Papers filed for Puigdemont cite the Universal Declaration of Human Rights (UDHR) and the International Covenant on Civil and Political Rights (ICCPR).

The lawsuit reads: “Puigdemont alleges that Spain is guilty of violating its international treaty obligations through the cumulative imposition of disproportionate and unjustified restrictions with the exercise of his political rights.

“Even though he has never been convicted of a crime or stripped of his political rights in a court of law, Puigdemont’s rights to political participation, political expression and political association have been ruptured and ultimately snuffed out, at least for an indeterminate period, in pursuit of Spain’s broad political objection to independence from Catalonia, and in order to stifle political opposition and the expression of dissent.”

Puigdemont, who has been in exile in Brussels since October, faces arrest over charges of sedition and rebellion should he return to Spain.

A total of 28 Catalan leaders are being investigated for their part in the independence bid and a dozen have been detained in prison at some point in recent months.

Meanwhile, Rajoy’s government has launched an investigation into how Puigdemont is paying for his time in exile.

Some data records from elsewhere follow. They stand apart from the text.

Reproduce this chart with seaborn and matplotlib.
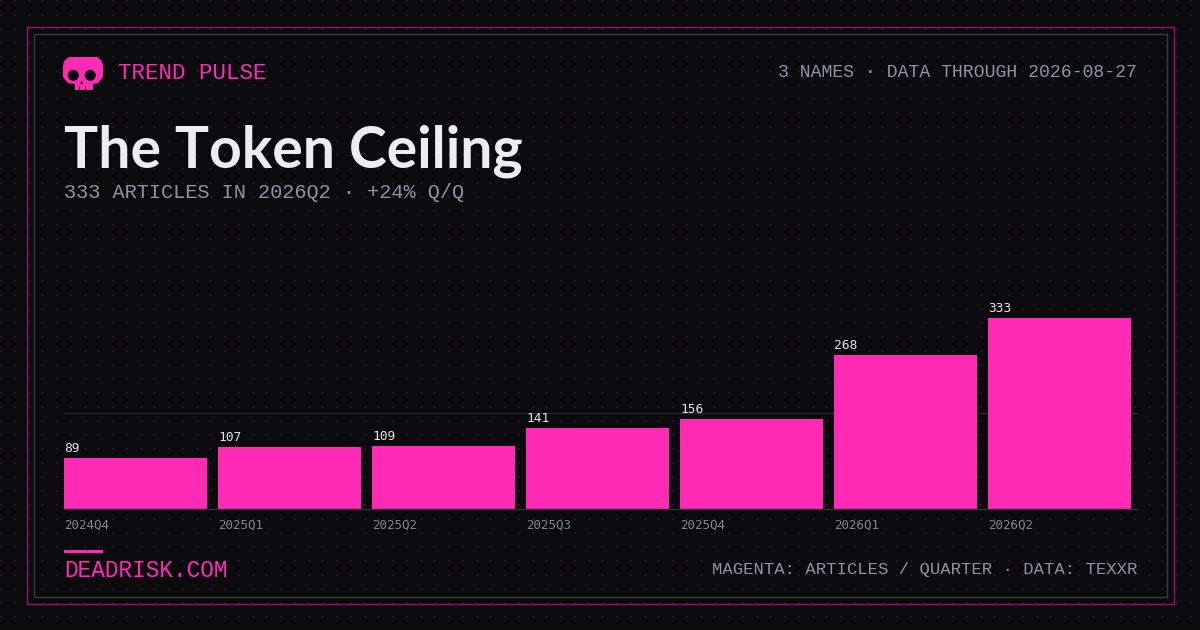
import matplotlib
matplotlib.use('Agg')
import matplotlib.pyplot as plt
import seaborn as sns
import numpy as np
import pandas as pd
from matplotlib.patches import Rectangle, Polygon, Circle

# datos del grafico
quarters = ['2024Q4', '2025Q1', '2025Q2', '2025Q3', '2025Q4', '2026Q1', '2026Q2']
articles = [89, 107, 109, 141, 156, 268, 333]

brand = 'TREND PULSE'
meta = '3 NAMES \u00b7 DATA THROUGH 2026-08-27'
title = 'The Token Ceiling'
subtitle = '333 ARTICLES IN 2026Q2 \u00b7 +24% Q/Q'
site = 'DEADRISK.COM'
note = 'MAGENTA: ARTICLES / QUARTER \u00b7 DATA: TEXXR'

# colores
BG = '#0b0b0e'
MAGENTA = '#ff2bb5'
DOT = '#2a1530'
FRAME_OUT = '#9e136f'
FRAME_IN = '#3a3a3f'
GRID = '#2a2a2f'
TITLE = '#ececf1'
GRAY = '#8e94a6'
TICK = '#7f8595'
VAL = '#e4e4ea'
MONO = ['Liberation Mono', 'DejaVu Sans Mono']

sns.set_style('dark', {'axes.facecolor': 'none', 'figure.facecolor': BG})
plt.rcParams['font.family'] = ['DejaVu Sans']

W, H = 1200, 630
fig = plt.figure(figsize=(12, 6.3), dpi=100, facecolor=BG)

# fondo con puntos, marcos y logo (en pixeles)
bg = fig.add_axes([0, 0, 1, 1])
bg.set_xlim(0, W)
bg.set_ylim(H, 0)
bg.axis('off')
bg.set_zorder(0)
gx, gy = np.meshgrid(np.arange(0.7, W, 14), np.arange(0.7, H, 14))
bg.scatter(gx.ravel(), gy.ravel(), s=1.6, marker='s', linewidths=0, c=DOT)
bg.add_patch(Rectangle((26.5, 26.5), 1147, 577, fill=False, ec=FRAME_OUT, lw=1))
bg.add_patch(Rectangle((33.5, 33.5), 1133, 563, fill=False, ec=FRAME_IN, lw=1))

# calavera
skull = [(69, 57), (97, 57), (102, 61), (103, 66), (103, 77), (98, 83), (93, 84), (93, 90),
         (75, 90), (75, 84), (68, 83), (63, 77), (63, 66), (64, 61)]
bg.add_patch(Polygon(skull, closed=True, fc=MAGENTA, ec='none'))
bg.add_patch(Circle((73.3, 75.3), 5.5, fc=BG, ec='none'))
bg.add_patch(Circle((90.3, 75.3), 5.5, fc=BG, ec='none'))
bg.add_patch(Polygon([(81.8, 80.5), (80, 84), (83.6, 84)], closed=True, fc=BG, ec='none'))
bg.add_patch(Rectangle((78.5, 86), 1.4, 4.5, fc=BG, ec='none'))
bg.add_patch(Rectangle((85, 86), 1.4, 4.5, fc=BG, ec='none'))

# barra de pie
bg.add_patch(Rectangle((64, 549.5), 39, 3, fc=MAGENTA, ec='none'))

# grafico de barras
base_y = 508.7
bar_px = 190.7 / max(articles)
ax_h = base_y - 230
ax = fig.add_axes([64 / W, (H - base_y) / H, 1073 / W, ax_h / H])
ax.set_zorder(2)
ax.set_facecolor('none')

w = 143 / 154
df = pd.DataFrame({'quarter': quarters, 'articles': articles})
sns.barplot(data=df, x='quarter', y='articles', color=MAGENTA, saturation=1,
            width=w, linewidth=0, edgecolor='none', ax=ax)

ax.set_ylim(0, ax_h / bar_px)
ax.set_xlim(-w / 2, -w / 2 + 1073 / 154)
ax.set_yticks([max(articles) / 2])
ax.yaxis.grid(True, color=GRID, lw=1)
ax.xaxis.grid(False)
ax.set_axisbelow(True)
ax.tick_params(axis='y', length=0, labelleft=False)
ax.set_xticks(np.arange(len(quarters)) - w / 2)
ax.set_xticklabels(quarters, ha='left', fontfamily='DejaVu Sans Mono', fontsize=9, color=TICK)
ax.tick_params(axis='x', length=0, pad=7.4)
ax.set_xlabel('')
ax.set_ylabel('')
for s in ['top', 'left', 'right']:
    ax.spines[s].set_visible(False)
ax.spines['bottom'].set_color('#303035')
ax.spines['bottom'].set_linewidth(1)

for i, v in enumerate(articles):
    ax.annotate(str(v), (i - w / 2, v), xytext=(0, 4.4), textcoords='offset points',
                ha='left', va='baseline', fontfamily='DejaVu Sans Mono', fontsize=9.3, color=VAL)


def px(x, y):
    return x / W, 1 - y / H


fig.text(*px(118, 79), brand, ha='left', va='baseline', fontfamily=MONO, fontsize=16.2, color=MAGENTA)
fig.text(*px(1137, 77.3), meta, ha='right', va='baseline', fontfamily=MONO, fontsize=13.1, color=GRAY)
fig.text(*px(64, 167.7), title, ha='left', va='baseline', fontfamily=['Lato', 'DejaVu Sans'],
         fontweight='bold', fontsize=41, color=TITLE)
fig.text(*px(64, 198.3), subtitle, ha='left', va='baseline', fontfamily=MONO, fontsize=14.6, color=GRAY)
fig.text(*px(64, 577), site, ha='left', va='baseline', fontfamily=MONO, fontsize=16.4, color=MAGENTA)
fig.text(*px(1137, 574), note, ha='right', va='baseline', fontfamily=MONO, fontsize=12.4, color=GRAY)

fig.savefig('out.png', dpi=100, facecolor=BG)
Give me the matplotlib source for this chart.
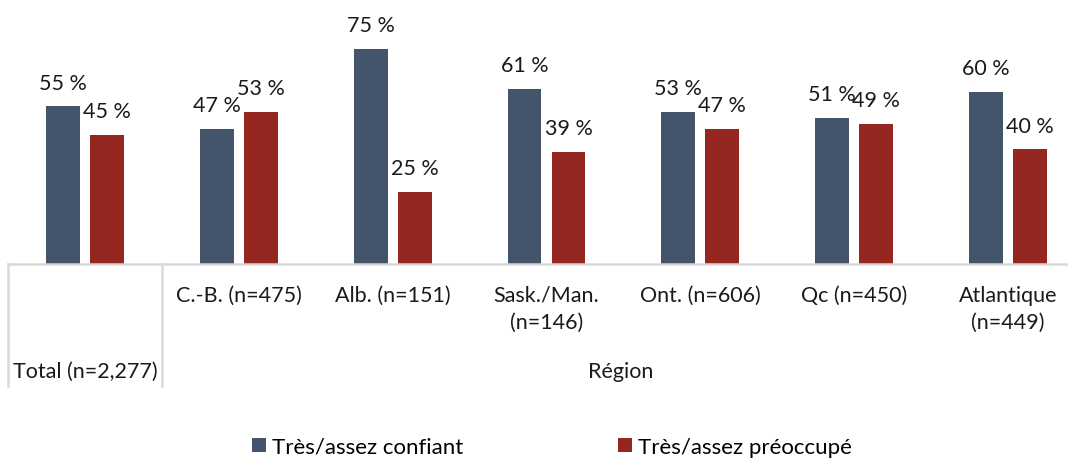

Sources at La Moncloa, Rajoy’s official residence, told the daily El Pais the government wants to guarantee that no public money has been used to support the “activities of a fugitive from justice”.

“We will watch over the correct use of public money,” they said.

“A fugitive from justice will not live at the expense of the public treasury.

“And pay attention to the one who pays a salary with public money to that symbolic government that they want to constitute,” the source added – a reference to the “Council of the Republic” to be headed by Puigdemont in the Belgian capital, while his presidency will be taken up by another nominee in Catalonia.